Exercise goal
Extract the listing below in full, unchanged.

'''

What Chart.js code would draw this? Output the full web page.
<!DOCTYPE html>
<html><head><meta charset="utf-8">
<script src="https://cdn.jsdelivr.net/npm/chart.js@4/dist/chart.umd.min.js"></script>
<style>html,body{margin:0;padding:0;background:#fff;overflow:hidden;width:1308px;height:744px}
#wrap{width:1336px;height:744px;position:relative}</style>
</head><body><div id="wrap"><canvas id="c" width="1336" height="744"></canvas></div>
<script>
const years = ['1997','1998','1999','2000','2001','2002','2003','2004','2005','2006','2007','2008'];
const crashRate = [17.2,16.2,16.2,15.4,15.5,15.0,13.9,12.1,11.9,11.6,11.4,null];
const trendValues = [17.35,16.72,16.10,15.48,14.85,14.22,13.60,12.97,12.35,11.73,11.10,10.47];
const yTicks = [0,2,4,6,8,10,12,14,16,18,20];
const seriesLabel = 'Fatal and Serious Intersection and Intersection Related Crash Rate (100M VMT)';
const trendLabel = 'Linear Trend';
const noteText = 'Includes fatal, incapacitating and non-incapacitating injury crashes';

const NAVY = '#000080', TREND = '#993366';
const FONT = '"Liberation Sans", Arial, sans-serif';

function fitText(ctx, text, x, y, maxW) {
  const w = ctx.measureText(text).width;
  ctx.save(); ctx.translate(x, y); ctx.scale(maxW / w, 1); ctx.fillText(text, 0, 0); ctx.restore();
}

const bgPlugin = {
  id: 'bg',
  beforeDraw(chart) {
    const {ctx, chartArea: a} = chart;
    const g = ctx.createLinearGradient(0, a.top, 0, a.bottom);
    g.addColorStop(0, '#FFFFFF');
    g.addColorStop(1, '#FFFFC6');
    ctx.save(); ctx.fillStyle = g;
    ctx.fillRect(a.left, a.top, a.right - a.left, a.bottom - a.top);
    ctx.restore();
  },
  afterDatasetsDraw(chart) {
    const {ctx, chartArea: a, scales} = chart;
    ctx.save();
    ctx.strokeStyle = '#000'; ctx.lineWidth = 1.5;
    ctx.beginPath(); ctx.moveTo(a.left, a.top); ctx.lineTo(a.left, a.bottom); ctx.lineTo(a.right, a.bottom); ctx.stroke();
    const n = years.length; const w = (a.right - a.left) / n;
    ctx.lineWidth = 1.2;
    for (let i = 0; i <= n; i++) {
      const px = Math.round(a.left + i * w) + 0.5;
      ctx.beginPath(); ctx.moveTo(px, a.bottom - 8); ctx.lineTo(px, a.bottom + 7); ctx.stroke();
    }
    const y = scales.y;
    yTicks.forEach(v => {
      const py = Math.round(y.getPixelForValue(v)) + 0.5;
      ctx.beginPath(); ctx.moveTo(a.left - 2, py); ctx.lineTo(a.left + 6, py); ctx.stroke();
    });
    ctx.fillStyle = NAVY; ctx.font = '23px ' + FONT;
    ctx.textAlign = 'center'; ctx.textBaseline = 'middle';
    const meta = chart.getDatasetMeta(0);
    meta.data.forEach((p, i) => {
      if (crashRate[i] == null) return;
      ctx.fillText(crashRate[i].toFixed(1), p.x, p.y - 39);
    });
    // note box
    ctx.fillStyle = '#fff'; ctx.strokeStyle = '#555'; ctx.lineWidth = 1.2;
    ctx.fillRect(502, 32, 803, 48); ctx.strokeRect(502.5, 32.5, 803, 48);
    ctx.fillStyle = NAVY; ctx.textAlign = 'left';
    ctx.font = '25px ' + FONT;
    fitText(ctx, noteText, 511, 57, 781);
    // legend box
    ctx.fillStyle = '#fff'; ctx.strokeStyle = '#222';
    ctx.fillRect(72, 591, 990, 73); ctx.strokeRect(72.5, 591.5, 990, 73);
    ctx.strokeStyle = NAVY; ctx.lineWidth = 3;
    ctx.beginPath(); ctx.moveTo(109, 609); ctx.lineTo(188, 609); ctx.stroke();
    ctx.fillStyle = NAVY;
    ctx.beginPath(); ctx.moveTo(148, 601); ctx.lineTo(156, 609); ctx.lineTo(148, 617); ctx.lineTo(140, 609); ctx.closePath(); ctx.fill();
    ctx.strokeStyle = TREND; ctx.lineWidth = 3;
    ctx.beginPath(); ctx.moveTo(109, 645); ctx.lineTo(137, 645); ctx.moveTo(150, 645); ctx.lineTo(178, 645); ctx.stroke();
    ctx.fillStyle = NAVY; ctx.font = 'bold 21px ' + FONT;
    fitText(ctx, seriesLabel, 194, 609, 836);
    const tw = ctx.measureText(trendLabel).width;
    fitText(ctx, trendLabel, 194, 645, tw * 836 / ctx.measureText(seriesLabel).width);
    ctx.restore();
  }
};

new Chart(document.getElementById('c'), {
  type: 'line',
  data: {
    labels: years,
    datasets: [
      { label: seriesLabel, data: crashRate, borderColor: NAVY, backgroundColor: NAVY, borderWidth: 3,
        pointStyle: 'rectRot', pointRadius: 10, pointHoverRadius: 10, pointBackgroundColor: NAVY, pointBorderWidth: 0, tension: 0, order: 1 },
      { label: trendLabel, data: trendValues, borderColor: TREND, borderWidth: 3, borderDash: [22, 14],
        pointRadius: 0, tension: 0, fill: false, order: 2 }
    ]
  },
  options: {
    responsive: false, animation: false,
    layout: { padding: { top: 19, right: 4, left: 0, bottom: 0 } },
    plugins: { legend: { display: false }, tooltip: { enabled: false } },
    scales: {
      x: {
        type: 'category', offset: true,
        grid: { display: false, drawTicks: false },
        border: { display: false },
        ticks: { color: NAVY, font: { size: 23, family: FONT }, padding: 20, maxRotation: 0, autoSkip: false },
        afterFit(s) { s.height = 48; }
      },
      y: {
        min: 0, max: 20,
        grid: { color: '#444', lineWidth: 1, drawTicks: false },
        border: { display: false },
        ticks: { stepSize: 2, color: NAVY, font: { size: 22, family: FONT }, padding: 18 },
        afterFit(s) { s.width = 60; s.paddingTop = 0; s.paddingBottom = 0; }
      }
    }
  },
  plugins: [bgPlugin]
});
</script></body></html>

'''

Exercise output
What Chart.js code would draw this? Output the full web page.
<!DOCTYPE html>
<html><head><meta charset="utf-8">
<script src="https://cdn.jsdelivr.net/npm/chart.js@4/dist/chart.umd.min.js"></script>
<style>html,body{margin:0;padding:0;background:#fff;overflow:hidden;width:1308px;height:744px}
#wrap{width:1336px;height:744px;position:relative}</style>
</head><body><div id="wrap"><canvas id="c" width="1336" height="744"></canvas></div>
<script>
const years = ['1997','1998','1999','2000','2001','2002','2003','2004','2005','2006','2007','2008'];
const crashRate = [17.2,16.2,16.2,15.4,15.5,15.0,13.9,12.1,11.9,11.6,11.4,null];
const trendValues = [17.35,16.72,16.10,15.48,14.85,14.22,13.60,12.97,12.35,11.73,11.10,10.47];
const yTicks = [0,2,4,6,8,10,12,14,16,18,20];
const seriesLabel = 'Fatal and Serious Intersection and Intersection Related Crash Rate (100M VMT)';
const trendLabel = 'Linear Trend';
const noteText = 'Includes fatal, incapacitating and non-incapacitating injury crashes';

const NAVY = '#000080', TREND = '#993366';
const FONT = '"Liberation Sans", Arial, sans-serif';

function fitText(ctx, text, x, y, maxW) {
  const w = ctx.measureText(text).width;
  ctx.save(); ctx.translate(x, y); ctx.scale(maxW / w, 1); ctx.fillText(text, 0, 0); ctx.restore();
}

const bgPlugin = {
  id: 'bg',
  beforeDraw(chart) {
    const {ctx, chartArea: a} = chart;
    const g = ctx.createLinearGradient(0, a.top, 0, a.bottom);
    g.addColorStop(0, '#FFFFFF');
    g.addColorStop(1, '#FFFFC6');
    ctx.save(); ctx.fillStyle = g;
    ctx.fillRect(a.left, a.top, a.right - a.left, a.bottom - a.top);
    ctx.restore();
  },
  afterDatasetsDraw(chart) {
    const {ctx, chartArea: a, scales} = chart;
    ctx.save();
    ctx.strokeStyle = '#000'; ctx.lineWidth = 1.5;
    ctx.beginPath(); ctx.moveTo(a.left, a.top); ctx.lineTo(a.left, a.bottom); ctx.lineTo(a.right, a.bottom); ctx.stroke();
    const n = years.length; const w = (a.right - a.left) / n;
    ctx.lineWidth = 1.2;
    for (let i = 0; i <= n; i++) {
      const px = Math.round(a.left + i * w) + 0.5;
      ctx.beginPath(); ctx.moveTo(px, a.bottom - 8); ctx.lineTo(px, a.bottom + 7); ctx.stroke();
    }
    const y = scales.y;
    yTicks.forEach(v => {
      const py = Math.round(y.getPixelForValue(v)) + 0.5;
      ctx.beginPath(); ctx.moveTo(a.left - 2, py); ctx.lineTo(a.left + 6, py); ctx.stroke();
    });
    ctx.fillStyle = NAVY; ctx.font = '23px ' + FONT;
    ctx.textAlign = 'center'; ctx.textBaseline = 'middle';
    const meta = chart.getDatasetMeta(0);
    meta.data.forEach((p, i) => {
      if (crashRate[i] == null) return;
      ctx.fillText(crashRate[i].toFixed(1), p.x, p.y - 39);
    });
    // note box
    ctx.fillStyle = '#fff'; ctx.strokeStyle = '#555'; ctx.lineWidth = 1.2;
    ctx.fillRect(502, 32, 803, 48); ctx.strokeRect(502.5, 32.5, 803, 48);
    ctx.fillStyle = NAVY; ctx.textAlign = 'left';
    ctx.font = '25px ' + FONT;
    fitText(ctx, noteText, 511, 57, 781);
    // legend box
    ctx.fillStyle = '#fff'; ctx.strokeStyle = '#222';
    ctx.fillRect(72, 591, 990, 73); ctx.strokeRect(72.5, 591.5, 990, 73);
    ctx.strokeStyle = NAVY; ctx.lineWidth = 3;
    ctx.beginPath(); ctx.moveTo(109, 609); ctx.lineTo(188, 609); ctx.stroke();
    ctx.fillStyle = NAVY;
    ctx.beginPath(); ctx.moveTo(148, 601); ctx.lineTo(156, 609); ctx.lineTo(148, 617); ctx.lineTo(140, 609); ctx.closePath(); ctx.fill();
    ctx.strokeStyle = TREND; ctx.lineWidth = 3;
    ctx.beginPath(); ctx.moveTo(109, 645); ctx.lineTo(137, 645); ctx.moveTo(150, 645); ctx.lineTo(178, 645); ctx.stroke();
    ctx.fillStyle = NAVY; ctx.font = 'bold 21px ' + FONT;
    fitText(ctx, seriesLabel, 194, 609, 836);
    const tw = ctx.measureText(trendLabel).width;
    fitText(ctx, trendLabel, 194, 645, tw * 836 / ctx.measureText(seriesLabel).width);
    ctx.restore();
  }
};

new Chart(document.getElementById('c'), {
  type: 'line',
  data: {
    labels: years,
    datasets: [
      { label: seriesLabel, data: crashRate, borderColor: NAVY, backgroundColor: NAVY, borderWidth: 3,
        pointStyle: 'rectRot', pointRadius: 10, pointHoverRadius: 10, pointBackgroundColor: NAVY, pointBorderWidth: 0, tension: 0, order: 1 },
      { label: trendLabel, data: trendValues, borderColor: TREND, borderWidth: 3, borderDash: [22, 14],
        pointRadius: 0, tension: 0, fill: false, order: 2 }
    ]
  },
  options: {
    responsive: false, animation: false,
    layout: { padding: { top: 19, right: 4, left: 0, bottom: 0 } },
    plugins: { legend: { display: false }, tooltip: { enabled: false } },
    scales: {
      x: {
        type: 'category', offset: true,
        grid: { display: false, drawTicks: false },
        border: { display: false },
        ticks: { color: NAVY, font: { size: 23, family: FONT }, padding: 20, maxRotation: 0, autoSkip: false },
        afterFit(s) { s.height = 48; }
      },
      y: {
        min: 0, max: 20,
        grid: { color: '#444', lineWidth: 1, drawTicks: false },
        border: { display: false },
        ticks: { stepSize: 2, color: NAVY, font: { size: 22, family: FONT }, padding: 18 },
        afterFit(s) { s.width = 60; s.paddingTop = 0; s.paddingBottom = 0; }
      }
    }
  },
  plugins: [bgPlugin]
});
</script></body></html>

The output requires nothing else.